Up the most in year-on-year comparison was revenue from taxes on income and wealth, which grew by 14.1%, the highest rise since the fourth quarter of 2007. The revenue mostly came from taxes on individual or household income (+17%).

Revenue from taxes on production and imports was 4% higher, of which revenue from taxes on products grew by 3.1%.

Revenue from social contributions was up by 10.5%, the same as in the third quarter of 2017, when the highest growth since 2008 was recorded.

In the first half of 2018, tax revenue was up by EUR 345m.

Similarly to revenue, government expenditure increased for the sixth consecutive quarter as well. It grew by 4.5% in the second quarter.

The highest growth was recorded within gross fixed capital formation (12.7%) and expenditure on intermediate consumption (12.1%).

Compared to the same quarter of 2017, expenditure on wages rose by 5.2%, subsidies by 5.0% and social benefits in cash and in kind by 4.2%.
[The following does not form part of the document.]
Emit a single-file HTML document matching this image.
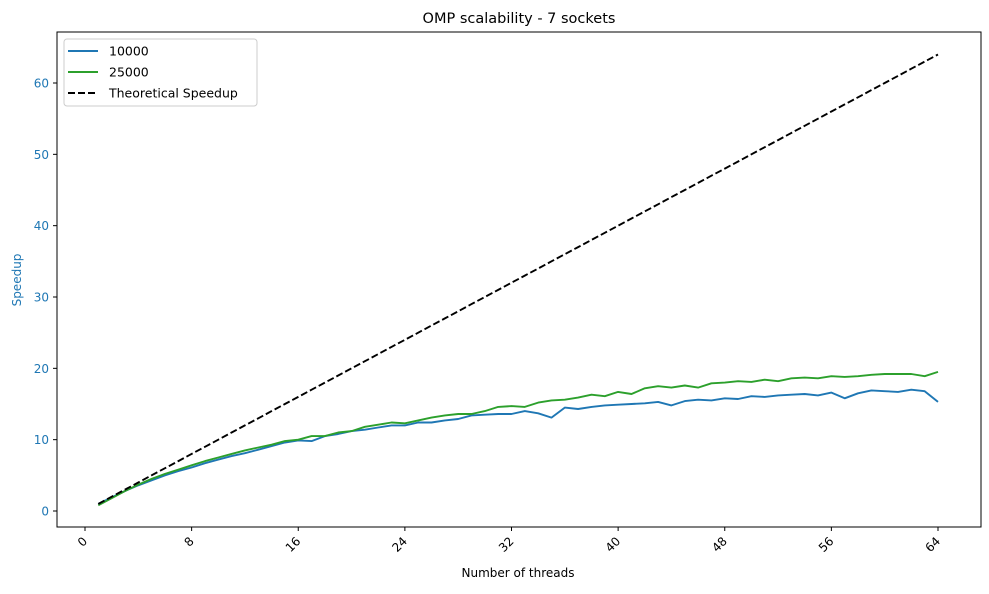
<!DOCTYPE html>
<html><head><meta charset="utf-8"><style>
body{margin:0;background:#fff;font-family:"DejaVu Sans","Liberation Sans",sans-serif;}
svg text{font-family:"DejaVu Sans","Liberation Sans",sans-serif;}
</style></head><body>
<svg id="chart" width="989" height="590" xmlns="http://www.w3.org/2000/svg">
<rect x="0" y="0" width="989" height="590" fill="#fff"/>
<text x="519" y="23" font-size="14.5" text-anchor="middle">OMP scalability - 7 sockets</text>
<g id="plot"></g>
<rect x="57" y="32" width="924" height="495" fill="none" stroke="#000" stroke-width="1"/>
<text x="518" y="577" font-size="12" text-anchor="middle">Number of threads</text>
<text x="21" y="280" font-size="12" fill="#1f77b4" text-anchor="middle" transform="rotate(-90 21 280)">Speedup</text>
<g>
<rect x="64" y="39" width="193" height="67" rx="3" fill="#fff" fill-opacity="0.8" stroke="#ccc"/>
<line x1="68" y1="51" x2="98" y2="51" stroke="#1f77b4" stroke-width="1.9"/>
<text x="109" y="55.5" font-size="12.5">10000</text>
<line x1="68" y1="72" x2="98" y2="72" stroke="#2ca02c" stroke-width="1.9"/>
<text x="109" y="76.5" font-size="12.5">25000</text>
<line x1="68" y1="93" x2="98" y2="93" stroke="#000" stroke-width="1.9" stroke-dasharray="7,3"/>
<text x="109" y="97.5" font-size="12.5">Theoretical Speedup</text>
</g>
</svg>
<script>
const threads = Array.from({length:64},(_, i)=>i+1);
const series10000 = [1.0,1.9,2.8,3.6,4.3,5.0,5.6,6.1,6.7,7.2,7.7,8.1,8.6,9.1,9.6,9.9,9.8,10.5,10.8,11.2,11.4,11.7,12.0,12.0,12.4,12.4,12.7,12.9,13.4,13.5,13.6,13.6,14.0,13.7,13.1,14.5,14.3,14.6,14.8,14.9,15.0,15.1,15.3,14.8,15.4,15.6,15.5,15.8,15.7,16.1,16.0,16.2,16.3,16.4,16.2,16.6,15.8,16.5,16.9,16.8,16.7,17.0,16.8,15.3];
const series25000 = [0.8,1.8,2.8,3.7,4.5,5.2,5.8,6.4,7.0,7.5,8.0,8.5,8.9,9.3,9.8,10.0,10.5,10.5,11.0,11.2,11.8,12.1,12.4,12.3,12.7,13.1,13.4,13.6,13.6,14.0,14.6,14.7,14.6,15.2,15.5,15.6,15.9,16.3,16.1,16.7,16.4,17.2,17.5,17.3,17.6,17.3,17.9,18.0,18.2,18.1,18.4,18.2,18.6,18.7,18.6,18.9,18.8,18.9,19.1,19.2,19.2,19.2,18.9,19.5];
const theoretical = threads.slice();
const xTicks = [0,8,16,24,32,40,48,56,64];
const yTicks = [0,10,20,30,40,50,60];

const NS="http://www.w3.org/2000/svg";
const plot=document.getElementById('plot');
function xs(v){return 85+(938-85)*v/64;}
function ys(v){return 511-(511-83)*v/60;}
function mk(tag,attrs){const e=document.createElementNS(NS,tag);for(const k in attrs)e.setAttribute(k,attrs[k]);plot.appendChild(e);return e;}

xTicks.forEach(t=>{
  const x=xs(t);
  const l=mk('line',{x1:x,y1:527,x2:x,y2:531,stroke:'#000'});
  
  
  const tx=mk('text',{x:x+3,y:542,'font-size':'12','text-anchor':'end',transform:`rotate(-45 ${x+3} 542)`});
  tx.textContent=t;
  
  
});
yTicks.forEach(t=>{
  const y=ys(t);
  const l=mk('line',{x1:53,y1:y,x2:57,y2:y,stroke:'#000'});
  
  
  const tx=mk('text',{x:49,y:y+4.5,'font-size':'12','text-anchor':'end',fill:'#1f77b4'});
  tx.textContent=t;
  
  
});
function line(vals,color,name,dash){
  const pts=vals.map((v,i)=>xs(threads[i]).toFixed(1)+','+ys(v).toFixed(1)).join(' ');
  const p=mk('polyline',{points:pts,fill:'none',stroke:color,'stroke-width':'1.9','stroke-linejoin':'round'});
  if(dash)p.setAttribute('stroke-dasharray',dash);
  
  
}
line(series10000,'#1f77b4','line-10000');
line(series25000,'#2ca02c','line-25000');
line(theoretical,'#000','line-theoretical','7,3');
</script>
</body></html>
On the other hand, interest expenditure continued to decrease, dropping by 11%; mainly due to active management of the government debt and the exploitation of favourable conditions on the financial markets, the Statistics Office said.

Consolidated general government gross debt decreased by EUR 688m compared to the first quarter to EUR 32.31bn or 72.8% of GDP. Debt in long term securities decreased the most.

Central government debt was estimated at EUR 31.75bn (71.5% of GDP) and local government debt at EUR 764m (1.7% of GDP). Social security fund debt remains negligible at EUR 0.7m.